Darent Valley Hospital, Dartford and Gravesham NHS Trust, has been working to improve outcomes for patients undergoing major bowel surgery, through laparoscopic surgery and the Enhanced Recovery Programme (ERP), and has reduced recovery times by three weeks.
Factors used to speed up recovery include; carbohydrate loading prior to surgery, use of laparoscopic surgical techniques, better cardiac and fluid monitoring (including oesophageal doppler monitoring), and early return to food following surgery.
Speaking about ERP, Dr Michael Parker, Consultant General and Colorectal Surgeon at Darent Valley Hospital, commented: “By enabling patients to leave hospital sooner and recover more quickly we are saving the trust a significant amount of money. For the third of patients we treated who were returning to work we also saved the economy substantial sums by enabling them to return to work a full three weeks earlier than before.”
The team at Darent Valley combined laparoscopic surgery with ERP for a series of 200 patients undergoing colorectal surgery between January 2003 and June 2007. These patients were compared against a group of patients undergoing open colorectal surgery, also at Darent Valley.

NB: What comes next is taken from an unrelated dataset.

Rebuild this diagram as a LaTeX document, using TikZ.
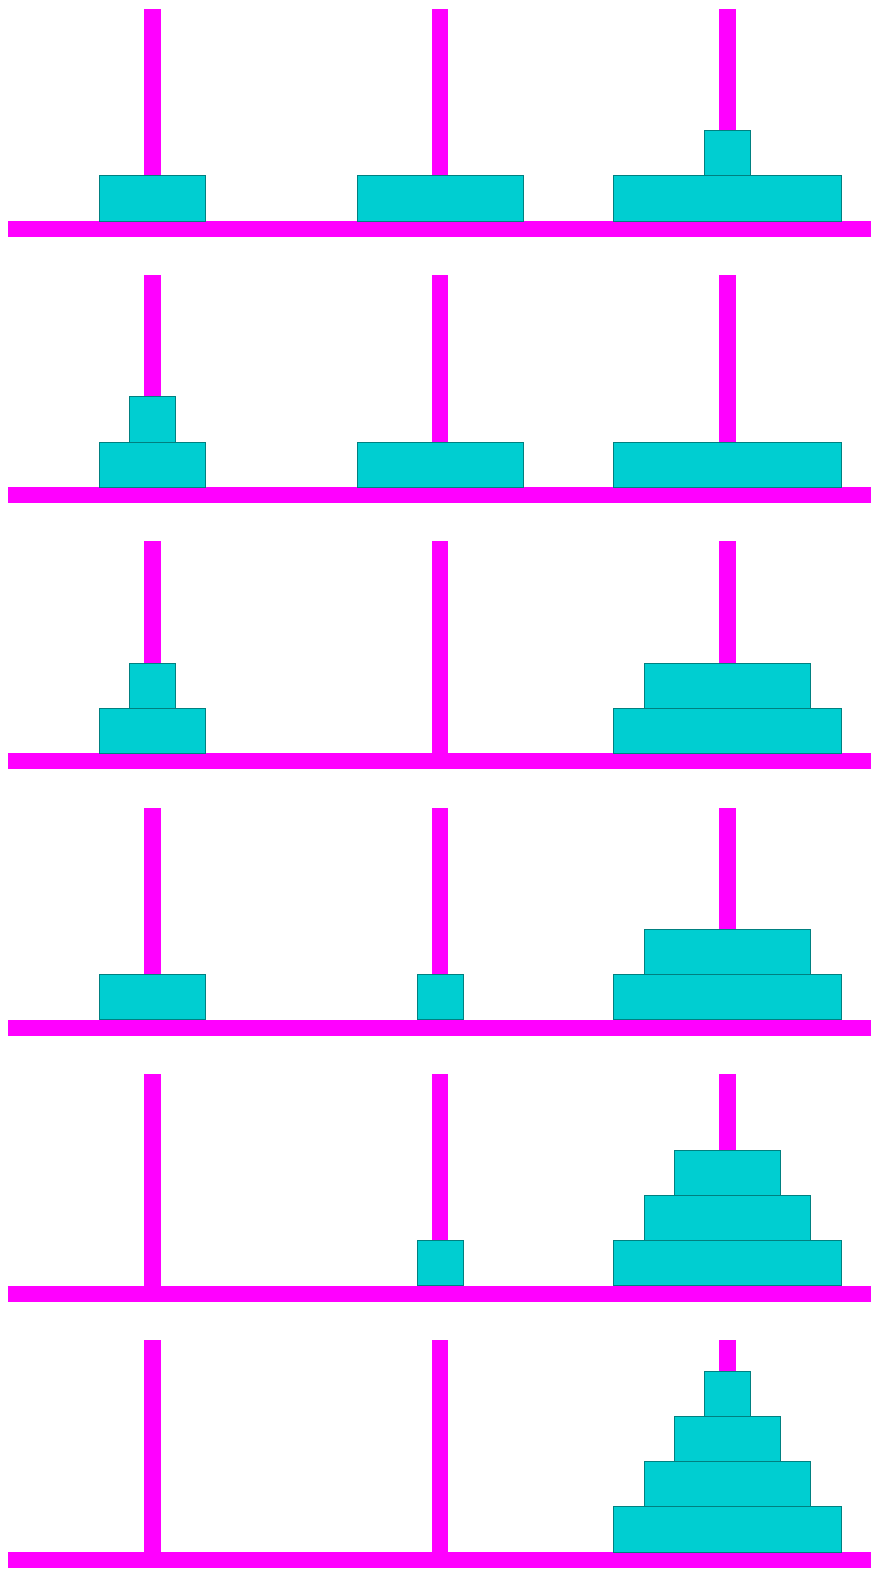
\documentclass[tikz,border=0pt]{standalone}
\definecolor{rodmagenta}{RGB}{255,0,255}
\definecolor{discfill}{RGB}{0,206,209}
\definecolor{discedge}{RGB}{0,128,128}
\usepackage{tikz}

\begin{document}
\begin{tikzpicture}[scale=0.5,
  rod/.style={fill=rodmagenta},
  disc/.style={fill=discfill, draw=discedge, line width=0.6pt}]
  %% Frame (keeps the margins)
  \useasboundingbox (-10.11,-1.39) rectangle (47.77,102.79);

  %% Row 1
  \begin{scope}[shift={(0,88.15)}]
    \fill[rod] (-9.56,-1.06) rectangle (47.58,0);
    \fill[rod] (-0.55,0) rectangle (0.55,14.04);
    \fill[rod] (18.48,0) rectangle (19.58,14.04);
    \fill[rod] (37.51,0) rectangle (38.61,14.04);
    \filldraw[disc] (-3.51,0) rectangle (3.51,3);
    \filldraw[disc] (13.53,0) rectangle (24.53,3);
    \filldraw[disc] (30.54,0) rectangle (45.58,3);
    \filldraw[disc] (36.54,3) rectangle (39.58,6);
  \end{scope}

  %% Row 2
  \begin{scope}[shift={(0,70.52)}]
    \fill[rod] (-9.56,-1.06) rectangle (47.58,0);
    \fill[rod] (-0.55,0) rectangle (0.55,14.04);
    \fill[rod] (18.48,0) rectangle (19.58,14.04);
    \fill[rod] (37.51,0) rectangle (38.61,14.04);
    \filldraw[disc] (-3.51,0) rectangle (3.51,3);
    \filldraw[disc] (-1.52,3) rectangle (1.52,6);
    \filldraw[disc] (13.53,0) rectangle (24.53,3);
    \filldraw[disc] (30.54,0) rectangle (45.58,3);
  \end{scope}

  %% Row 3
  \begin{scope}[shift={(0,52.89)}]
    \fill[rod] (-9.56,-1.06) rectangle (47.58,0);
    \fill[rod] (-0.55,0) rectangle (0.55,14.04);
    \fill[rod] (18.48,0) rectangle (19.58,14.04);
    \fill[rod] (37.51,0) rectangle (38.61,14.04);
    \filldraw[disc] (-3.51,0) rectangle (3.51,3);
    \filldraw[disc] (-1.52,3) rectangle (1.52,6);
    \filldraw[disc] (30.54,0) rectangle (45.58,3);
    \filldraw[disc] (32.56,3) rectangle (43.56,6);
  \end{scope}

  %% Row 4
  \begin{scope}[shift={(0,35.26)}]
    \fill[rod] (-9.56,-1.06) rectangle (47.58,0);
    \fill[rod] (-0.55,0) rectangle (0.55,14.04);
    \fill[rod] (18.48,0) rectangle (19.58,14.04);
    \fill[rod] (37.51,0) rectangle (38.61,14.04);
    \filldraw[disc] (-3.51,0) rectangle (3.51,3);
    \filldraw[disc] (17.51,0) rectangle (20.55,3);
    \filldraw[disc] (30.54,0) rectangle (45.58,3);
    \filldraw[disc] (32.56,3) rectangle (43.56,6);
  \end{scope}

  %% Row 5
  \begin{scope}[shift={(0,17.63)}]
    \fill[rod] (-9.56,-1.06) rectangle (47.58,0);
    \fill[rod] (-0.55,0) rectangle (0.55,14.04);
    \fill[rod] (18.48,0) rectangle (19.58,14.04);
    \fill[rod] (37.51,0) rectangle (38.61,14.04);
    \filldraw[disc] (17.51,0) rectangle (20.55,3);
    \filldraw[disc] (30.54,0) rectangle (45.58,3);
    \filldraw[disc] (32.56,3) rectangle (43.56,6);
    \filldraw[disc] (34.55,6) rectangle (41.57,9);
  \end{scope}

  %% Row 6 (all discs moved)
  \fill[rod] (-9.56,-1.06) rectangle (47.58,0);
  \fill[rod] (-0.55,0) rectangle (0.55,14.04);
  \fill[rod] (18.48,0) rectangle (19.58,14.04);
  \fill[rod] (37.51,0) rectangle (38.61,14.04);
  \filldraw[disc] (30.54,0) rectangle (45.58,3);
  \filldraw[disc] (32.56,3) rectangle (43.56,6);
  \filldraw[disc] (34.55,6) rectangle (41.57,9);
  \filldraw[disc] (36.54,9) rectangle (39.58,12);
\end{tikzpicture}
\end{document}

The median length of stay in hospital was reduced to just five days. In comparison the UK National Bowel Cancer Audit for 2004-5 reports the national average for open colorectal surgery to be almost double, at 11 days. The median length of time for patients at Darent Valley to return to "normal" after being discharged, was slashed from 29 days (for patients undergoing open surgery) to just seven.
Michael and his team are looking at the possibility of reducing length of stay by one more day which may be the optimum without increasing the risk of readmission. They hope to extend the combination of laparoscopic surgery and the enhanced recovery programme to other surgical specialties.